In Sweden, the copyright lobby tried exactly the same tactic a couple of months after the seminar where Johan Schlüter had been speaking. In July 2007, the Swedish police was planning to add The Pirate Bay to the Swedish list of alleged child pornography sites, that are blocked by most major Swedish ISPs.
The police made no attempt whatsoever to contact anybody from The Pirate Bay, which they of course should have done if they had actually found any links to illegal pictures of sexual child abuse. The plan was to just censor the site, and at the same time create a guilt-by-association link between file sharing and child porn.
In the Swedish case, the plan backfired when the updated censorship list was leaked before it was put into effect. After an uproar in the blogosphere, the Swedish police was eventually forced to back down from the claim that they had found illegal child abuse pictures, or had any other legal basis for censoring the file sharing site. Unlike in Denmark, The Pirate Bay is not censored in Sweden today.

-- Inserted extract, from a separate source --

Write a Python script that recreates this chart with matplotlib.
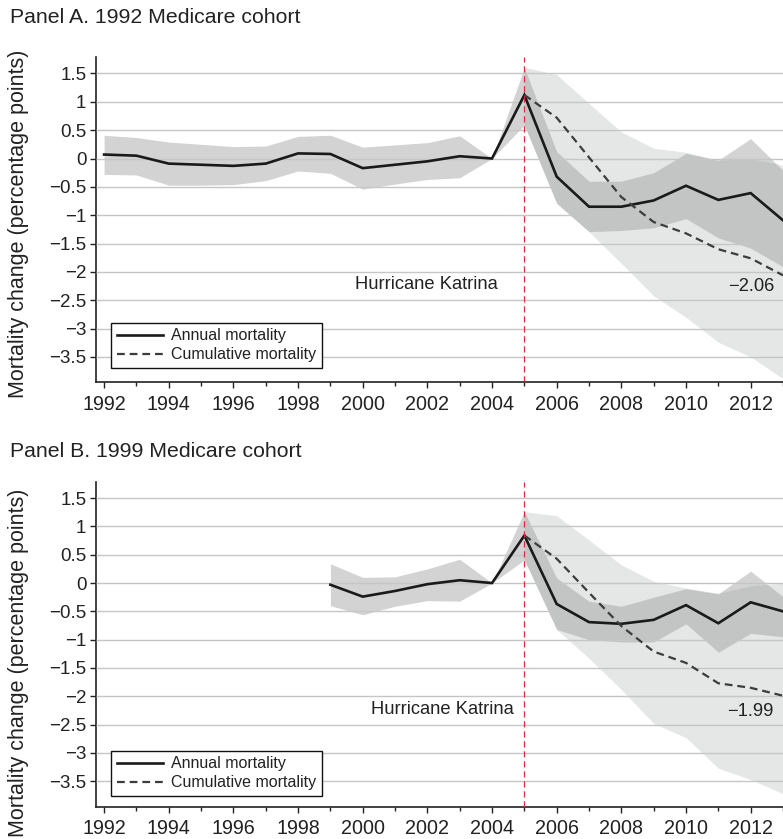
import numpy as np
import matplotlib
matplotlib.use('Agg')
from matplotlib import pyplot as plt
from matplotlib.ticker import FixedLocator, FuncFormatter

plt.rcParams['font.family'] = ['Liberation Sans', 'DejaVu Sans']

# Panel A: 1992 Medicare cohort
years_a = list(range(1992, 2014))
annual_a = [0.07, 0.05, -0.09, -0.11, -0.13, -0.09, 0.09, 0.08, -0.17, -0.11, -0.05,
            0.04, 0.0, 1.12, -0.32, -0.85, -0.85, -0.74, -0.48, -0.73, -0.61, -1.09]
annual_a_hi = [0.41, 0.37, 0.29, 0.25, 0.21, 0.22, 0.39, 0.41, 0.20, 0.24, 0.28,
               0.40, 0.0, 1.60, 0.12, -0.40, -0.40, -0.25, 0.09, -0.03, 0.35, -0.21]
annual_a_lo = [-0.28, -0.29, -0.47, -0.47, -0.46, -0.39, -0.22, -0.26, -0.54, -0.45, -0.37,
               -0.34, 0.0, 0.59, -0.79, -1.29, -1.27, -1.22, -1.06, -1.40, -1.58, -1.91]
cum_years_a = list(range(2005, 2014))
cum_a = [1.12, 0.72, 0.02, -0.68, -1.12, -1.32, -1.60, -1.76, -2.06]
cum_a_hi = [1.61, 1.48, 0.97, 0.47, 0.18, 0.11, -0.03, 0.0, -0.12]
cum_a_lo = [0.59, -0.79, -1.29, -1.85, -2.42, -2.80, -3.24, -3.50, -3.88]

# Panel B: 1999 Medicare cohort
years_b = list(range(1999, 2014))
annual_b = [-0.03, -0.24, -0.14, -0.02, 0.05, 0.0, 0.84, -0.37, -0.69, -0.72, -0.65,
            -0.39, -0.71, -0.34, -0.50]
annual_b_hi = [0.34, 0.10, 0.11, 0.25, 0.42, 0.0, 1.26, 0.09, -0.32, -0.41, -0.25,
               -0.10, -0.19, 0.21, -0.24]
annual_b_lo = [-0.40, -0.56, -0.41, -0.31, -0.32, 0.0, 0.41, -0.82, -1.00, -1.04, -1.04,
               -0.72, -1.22, -0.89, -0.95]
cum_years_b = list(range(2005, 2014))
cum_b = [0.84, 0.43, -0.17, -0.76, -1.21, -1.41, -1.77, -1.85, -1.99]
cum_b_hi = [1.26, 1.19, 0.76, 0.32, 0.03, -0.09, -0.18, -0.05, 0.0]
cum_b_lo = [0.41, -0.82, -1.33, -1.88, -2.48, -2.73, -3.27, -3.47, -3.72]

y_ticks = [1.5, 1, 0.5, 0, -0.5, -1, -1.5, -2, -2.5, -3, -3.5]
x_ticks = list(range(1992, 2014, 2))


def fmt_num(v, pos=None):
    return ('%g' % v).replace('-', '\u2212')


def draw_panel(ax, years, annual, lo, hi, cyears, cum, clo, chi, katrina_x, legend_y):
    ax.fill_between(cyears, clo, chi, color='#e5e6e6', lw=0, zorder=1)
    ax.fill_between(years, lo, hi, color='#969696', alpha=0.42, lw=0, zorder=1.2)
    l1, = ax.plot(years, annual, color='#1a1a1a', lw=1.9, zorder=3,
                  solid_joinstyle='miter', label='Annual mortality')
    l2, = ax.plot(cyears, cum, color='#3c3c3c', lw=1.6, ls=(0, (3.5, 2.2)), zorder=3,
                  label='Cumulative mortality')
    ax.axvline(2005, color='#dc2f3b', lw=0.9, ls=(0, (5, 3)), zorder=4)

    ax.set_xlim(1991.75, 2013.0)
    ax.set_ylim(-3.95, 1.79)
    ax.yaxis.set_major_locator(FixedLocator(y_ticks))
    ax.yaxis.set_major_formatter(FuncFormatter(fmt_num))
    ax.xaxis.set_major_locator(FixedLocator(x_ticks))
    ax.xaxis.set_minor_locator(FixedLocator(list(range(1993, 2014, 2))))
    ax.tick_params(axis='both', which='major', labelsize=13.5, direction='out',
                   length=4, width=1, colors='#222222', pad=3)
    ax.tick_params(axis='x', which='minor', direction='out', length=3, width=1,
                   colors='#222222')
    ax.tick_params(axis='x', which='major', pad=5, labelsize=14.2)
    for s in ['top', 'right']:
        ax.spines[s].set_visible(False)
    for s in ['left', 'bottom']:
        ax.spines[s].set_linewidth(1.2)
        ax.spines[s].set_color('#222222')
    ax.set_axisbelow(False)
    ax.grid(axis='y', color='#c6c6c6', lw=1.0, zorder=2)
    ax.grid(axis='x', visible=False)

    ax.text(katrina_x, -2.23, 'Hurricane Katrina', ha='right', va='center',
            fontsize=13.2, color='#222222')
    ax.text(2012.72, -2.26, fmt_num(cum[-1]), ha='right', va='center',
            fontsize=13.2, color='#222222')

    leg = ax.legend(handles=[l1, l2], loc='lower left', bbox_to_anchor=(0.022, legend_y),
                    borderaxespad=0, fontsize=11.5, handlelength=2.9, handletextpad=0.5,
                    labelspacing=0.25, borderpad=0.35, fancybox=False, framealpha=1,
                    edgecolor='#111111')
    leg.get_frame().set_linewidth(1.0)
    for t in leg.get_texts():
        t.set_color('#222222')


fig = plt.figure(figsize=(7.83, 8.39), dpi=100)
ax_a = fig.add_axes([96 / 783, 1 - 382.5 / 839, 687 / 783, 325.5 / 839])
ax_b = fig.add_axes([96 / 783, 1 - 806.7 / 839, 687 / 783, 325 / 839])

draw_panel(ax_a, years_a, annual_a, annual_a_lo, annual_a_hi,
           cum_years_a, cum_a, cum_a_lo, cum_a_hi, 2004.18, 0.045)
draw_panel(ax_b, years_b, annual_b, annual_b_lo, annual_b_hi,
           cum_years_b, cum_b, cum_b_lo, cum_b_hi, 2004.67, 0.033)

fig.text(10 / 783, 1 - 23 / 839, 'Panel A. 1992 Medicare cohort', fontsize=15.3,
         va='baseline', ha='left', color='#222222')
fig.text(10 / 783, 1 - 457 / 839, 'Panel B. 1999 Medicare cohort', fontsize=15.3,
         va='baseline', ha='left', color='#222222')
fig.text(19 / 783, 1 - 224 / 839, 'Mortality change (percentage points)', fontsize=15.5,
         rotation=90, va='center', ha='center', color='#222222')
fig.text(19 / 783, 1 - 663 / 839, 'Mortality change (percentage points)', fontsize=15.5,
         rotation=90, va='center', ha='center', color='#222222')

plt.savefig('out.png', dpi=100)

But the copyright lobby never gives up. If they are unable to get what they want on the national level, they will try through the EU, and vice versa.
The big film and record companies want censorship of the net, and they are perfectly willing to cynically use child porn as an excuse to get it. All they needed was a politician who was prepared to do their bidding, without spending too much effort on checking facts, or reflecting on the wisdom of introducing censorship on the net.

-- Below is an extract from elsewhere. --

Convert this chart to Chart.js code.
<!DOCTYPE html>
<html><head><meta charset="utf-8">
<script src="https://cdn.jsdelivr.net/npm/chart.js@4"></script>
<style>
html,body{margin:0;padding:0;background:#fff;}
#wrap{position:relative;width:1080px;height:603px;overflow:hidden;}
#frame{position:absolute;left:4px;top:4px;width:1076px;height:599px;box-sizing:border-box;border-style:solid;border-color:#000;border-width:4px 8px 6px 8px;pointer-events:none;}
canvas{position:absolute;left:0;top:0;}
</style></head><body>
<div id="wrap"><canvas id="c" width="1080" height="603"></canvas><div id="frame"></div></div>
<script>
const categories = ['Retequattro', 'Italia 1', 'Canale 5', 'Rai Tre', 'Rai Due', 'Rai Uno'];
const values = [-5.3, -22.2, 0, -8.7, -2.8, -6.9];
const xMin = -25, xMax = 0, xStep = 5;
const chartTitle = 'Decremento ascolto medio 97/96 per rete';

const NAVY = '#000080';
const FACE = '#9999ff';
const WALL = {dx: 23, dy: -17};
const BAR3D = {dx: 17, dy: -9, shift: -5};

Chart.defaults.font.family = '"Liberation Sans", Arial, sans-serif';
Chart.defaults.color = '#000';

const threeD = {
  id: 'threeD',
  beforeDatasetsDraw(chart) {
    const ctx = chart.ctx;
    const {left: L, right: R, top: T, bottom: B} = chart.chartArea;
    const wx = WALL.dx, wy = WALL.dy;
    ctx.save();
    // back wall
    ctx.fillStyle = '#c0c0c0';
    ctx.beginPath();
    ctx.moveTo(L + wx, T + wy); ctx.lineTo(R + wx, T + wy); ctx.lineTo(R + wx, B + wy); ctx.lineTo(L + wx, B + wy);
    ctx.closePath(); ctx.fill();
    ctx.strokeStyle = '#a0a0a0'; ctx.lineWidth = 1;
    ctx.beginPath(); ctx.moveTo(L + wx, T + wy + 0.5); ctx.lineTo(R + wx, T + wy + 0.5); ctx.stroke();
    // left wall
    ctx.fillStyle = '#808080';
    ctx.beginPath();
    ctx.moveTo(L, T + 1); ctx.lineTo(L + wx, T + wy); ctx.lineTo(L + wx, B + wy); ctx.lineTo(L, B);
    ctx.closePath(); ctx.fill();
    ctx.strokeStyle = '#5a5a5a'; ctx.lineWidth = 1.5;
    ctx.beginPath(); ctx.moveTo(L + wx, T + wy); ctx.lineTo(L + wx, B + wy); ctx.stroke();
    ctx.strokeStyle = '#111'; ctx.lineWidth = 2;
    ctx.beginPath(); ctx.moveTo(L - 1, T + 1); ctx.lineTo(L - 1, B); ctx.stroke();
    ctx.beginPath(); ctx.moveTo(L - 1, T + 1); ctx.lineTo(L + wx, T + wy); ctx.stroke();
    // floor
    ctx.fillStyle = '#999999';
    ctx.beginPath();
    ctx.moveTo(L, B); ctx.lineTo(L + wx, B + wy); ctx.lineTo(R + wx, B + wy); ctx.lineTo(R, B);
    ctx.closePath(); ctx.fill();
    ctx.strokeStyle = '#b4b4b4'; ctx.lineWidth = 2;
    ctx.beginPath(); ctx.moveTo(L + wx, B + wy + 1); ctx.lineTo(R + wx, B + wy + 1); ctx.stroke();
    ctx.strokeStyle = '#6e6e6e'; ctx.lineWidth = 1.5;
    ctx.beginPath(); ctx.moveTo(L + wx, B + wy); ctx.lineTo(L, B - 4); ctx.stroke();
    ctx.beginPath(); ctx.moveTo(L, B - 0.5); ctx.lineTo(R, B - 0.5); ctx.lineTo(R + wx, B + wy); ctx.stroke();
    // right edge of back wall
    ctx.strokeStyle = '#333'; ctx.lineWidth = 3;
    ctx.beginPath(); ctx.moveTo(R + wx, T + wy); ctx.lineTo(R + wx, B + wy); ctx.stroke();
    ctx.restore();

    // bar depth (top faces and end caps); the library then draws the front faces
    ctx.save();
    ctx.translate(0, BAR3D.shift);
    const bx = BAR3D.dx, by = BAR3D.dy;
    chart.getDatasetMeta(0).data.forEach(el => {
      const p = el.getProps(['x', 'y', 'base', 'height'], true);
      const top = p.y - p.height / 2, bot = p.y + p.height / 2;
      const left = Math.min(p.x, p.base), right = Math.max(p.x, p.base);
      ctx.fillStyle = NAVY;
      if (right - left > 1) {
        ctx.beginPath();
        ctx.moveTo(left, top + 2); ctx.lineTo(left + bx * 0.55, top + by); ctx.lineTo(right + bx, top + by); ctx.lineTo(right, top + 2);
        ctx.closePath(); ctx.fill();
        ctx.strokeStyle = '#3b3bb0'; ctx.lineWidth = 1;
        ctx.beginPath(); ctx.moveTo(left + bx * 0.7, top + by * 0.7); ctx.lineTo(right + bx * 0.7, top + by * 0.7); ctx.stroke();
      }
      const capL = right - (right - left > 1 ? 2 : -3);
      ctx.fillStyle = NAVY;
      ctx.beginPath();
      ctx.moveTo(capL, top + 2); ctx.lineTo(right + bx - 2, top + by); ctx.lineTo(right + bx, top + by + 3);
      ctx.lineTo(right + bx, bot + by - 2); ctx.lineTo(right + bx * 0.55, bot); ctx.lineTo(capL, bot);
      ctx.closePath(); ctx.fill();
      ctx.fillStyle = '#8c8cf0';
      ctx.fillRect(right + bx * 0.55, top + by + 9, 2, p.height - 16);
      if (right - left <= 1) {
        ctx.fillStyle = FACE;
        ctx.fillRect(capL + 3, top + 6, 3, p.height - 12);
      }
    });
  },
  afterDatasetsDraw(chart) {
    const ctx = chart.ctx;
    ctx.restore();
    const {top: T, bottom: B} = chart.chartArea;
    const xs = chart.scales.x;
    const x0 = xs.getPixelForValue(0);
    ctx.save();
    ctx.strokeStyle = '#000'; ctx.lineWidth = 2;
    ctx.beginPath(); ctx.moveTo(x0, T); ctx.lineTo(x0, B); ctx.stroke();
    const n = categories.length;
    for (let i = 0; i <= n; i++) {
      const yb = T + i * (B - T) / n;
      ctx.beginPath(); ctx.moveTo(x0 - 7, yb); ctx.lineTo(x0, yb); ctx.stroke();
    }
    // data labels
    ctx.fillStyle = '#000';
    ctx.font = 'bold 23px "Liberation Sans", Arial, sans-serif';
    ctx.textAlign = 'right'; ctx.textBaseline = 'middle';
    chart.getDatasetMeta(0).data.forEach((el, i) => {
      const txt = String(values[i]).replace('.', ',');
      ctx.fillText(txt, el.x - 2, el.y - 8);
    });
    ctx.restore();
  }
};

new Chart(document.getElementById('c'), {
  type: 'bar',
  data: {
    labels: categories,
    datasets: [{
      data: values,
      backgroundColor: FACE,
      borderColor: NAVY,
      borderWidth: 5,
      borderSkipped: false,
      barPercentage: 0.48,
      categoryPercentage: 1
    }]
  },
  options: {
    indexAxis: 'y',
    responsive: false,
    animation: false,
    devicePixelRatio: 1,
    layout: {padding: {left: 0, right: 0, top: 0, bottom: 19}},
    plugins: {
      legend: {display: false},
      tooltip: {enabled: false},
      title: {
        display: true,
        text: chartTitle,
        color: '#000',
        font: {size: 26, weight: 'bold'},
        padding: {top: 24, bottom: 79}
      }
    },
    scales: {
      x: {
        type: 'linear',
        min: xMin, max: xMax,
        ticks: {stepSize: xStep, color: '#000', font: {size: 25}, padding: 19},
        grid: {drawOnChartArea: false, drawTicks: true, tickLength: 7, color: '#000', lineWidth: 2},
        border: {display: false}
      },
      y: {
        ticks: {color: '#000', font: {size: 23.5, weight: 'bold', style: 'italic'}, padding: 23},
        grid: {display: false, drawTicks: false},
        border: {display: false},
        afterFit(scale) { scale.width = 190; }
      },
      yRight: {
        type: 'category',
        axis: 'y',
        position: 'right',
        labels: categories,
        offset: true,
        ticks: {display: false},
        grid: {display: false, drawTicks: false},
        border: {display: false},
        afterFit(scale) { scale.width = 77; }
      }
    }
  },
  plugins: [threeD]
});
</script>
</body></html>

Unfortunately they found one in the newly appointed Swedish EU commissioner Cecilia Malmström. In March 2010 she presented an EU directive to introduce filtering of the net, exactly along to the lines that Johan Schlüter was advocating in his speech at the seminar in 2007. As drafted by the Commission, the directive would have forced member states to introduce blocking of sites alleged to contain child pornography.
Thanks to a lot of hard work from members of the European Parliament from several different political groups in the Committee for Fundamental Rights LIBE, the Commission’s attempt to force the member states to introduce mandatory blocking was averted. The European Parliament changed the directive to say that member states may, as opposed to shall, introduce Internet blocking, but if they do, they must make sure that the procedure follows at least some legal minimum standards, and that the person whose website blocked has a right to appeal.

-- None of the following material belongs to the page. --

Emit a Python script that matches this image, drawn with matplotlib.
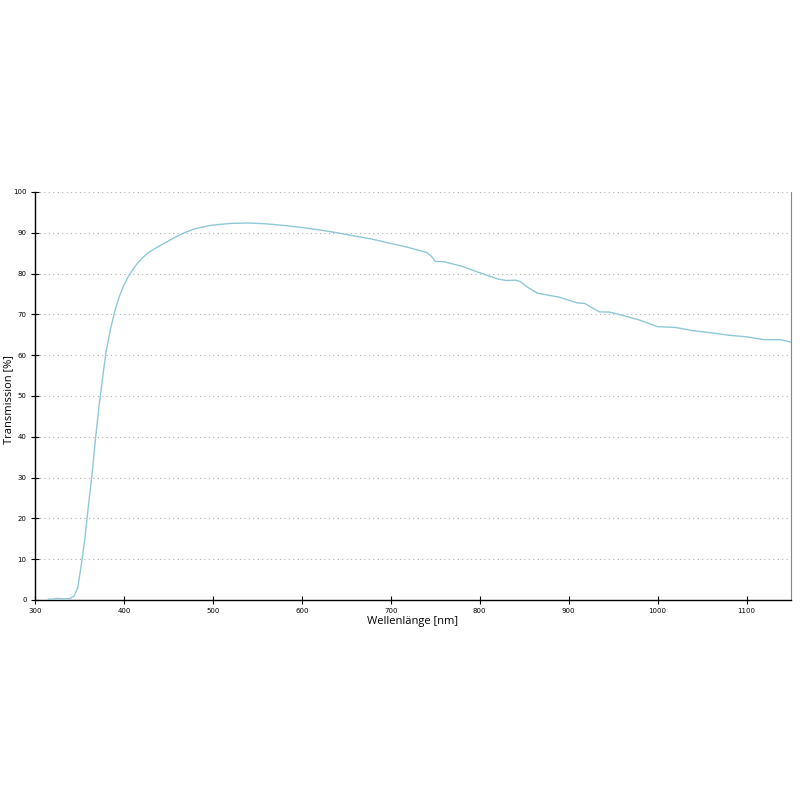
import matplotlib
matplotlib.use("Agg")
import matplotlib.pyplot as plt

# wavelength in nm, transmission in %
wavelength = [315, 320, 325, 330, 335, 340, 344, 348, 352, 356, 360, 364, 368, 372,
              376, 380, 385, 390, 395, 400, 405, 410, 415, 420, 425, 430, 440, 450,
              460, 470, 480, 490, 500, 520, 540, 560, 580, 600, 620, 640, 660, 680,
              700, 720, 740, 745, 750, 760, 780, 800, 820, 830, 840, 845, 855, 865,
              875, 890, 900, 910, 918, 925, 935, 945, 955, 965, 980, 990, 1000, 1020,
              1040, 1060, 1080, 1100, 1120, 1138, 1150]
transmission = [0.2, 0.2, 0.4, 0.3, 0.3, 0.4, 1.0, 3.0, 8.5, 15.0, 23.0, 30.5, 39.5, 47.5,
                54.5, 61.0, 66.5, 71.0, 74.5, 77.2, 79.3, 81.0, 82.5, 83.7, 84.7, 85.5, 86.8, 88.0,
                89.2, 90.2, 91.0, 91.5, 91.9, 92.3, 92.4, 92.2, 91.8, 91.3, 90.7, 90.0, 89.2, 88.4,
                87.4, 86.4, 85.2, 84.4, 83.0, 82.9, 81.8, 80.2, 78.7, 78.3, 78.4, 78.1, 76.5, 75.2,
                74.8, 74.2, 73.5, 72.8, 72.7, 71.8, 70.6, 70.6, 70.1, 69.5, 68.6, 67.8, 67.0, 66.8,
                66.0, 65.5, 64.9, 64.5, 63.8, 63.8, 63.2]

x_ticks = [300, 400, 500, 600, 700, 800, 900, 1000, 1100]
y_ticks = [0, 10, 20, 30, 40, 50, 60, 70, 80, 90, 100]

fig = plt.figure(figsize=(8, 8), dpi=100)
ax = fig.add_axes([0.04375, 0.25, 0.945, 0.51])

for yv in y_ticks[1:]:
    ax.axhline(yv, color="#b0b0b0", lw=0.8, ls=(0, (1, 3)), zorder=1)

ax.plot(wavelength, transmission, color="#8ec8d8", lw=1.0, zorder=3)

ax.set_xlim(300, 1150)
ax.set_ylim(0, 100)
ax.set_xticks(x_ticks)
ax.set_yticks(y_ticks)
ax.tick_params(axis="both", direction="inout", length=6, width=0.8, labelsize=5, pad=3)

ax.spines["top"].set_visible(False)
ax.spines["right"].set_color("#888888")
ax.spines["left"].set_linewidth(1.0)
ax.spines["bottom"].set_linewidth(1.0)

ax.set_xlabel("Wellenlänge [nm]", fontsize=8, labelpad=1, family="Open Sans")
fig.text(0.011, 0.5, "Transmission [%]", rotation=90, ha="center", va="center",
         fontsize=8, family="Open Sans")

fig.savefig("out.png", dpi=100)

Since the directive does not mandate Internet blocking on the EU level, but leaves it up to the member states, we can expect the copyright industry to intensify their efforts to introduce Internet blocking on the national level in the countries that don’t already have such systems in place. Although their real goal is to get the authorities to block sites like The Pirate Bay, the copyright industry will continue to use the child porn card wherever they judge it is too early to start talking about the censorship they really want.
But increasingly, they are beginning to feel that they no longer have to hide their real intentions. In the US, as this is being written in January 2012, Congress is debating a twin pair of laws called SOPA, Stop Online Piracy Act, and PIPA, Protect IP Act.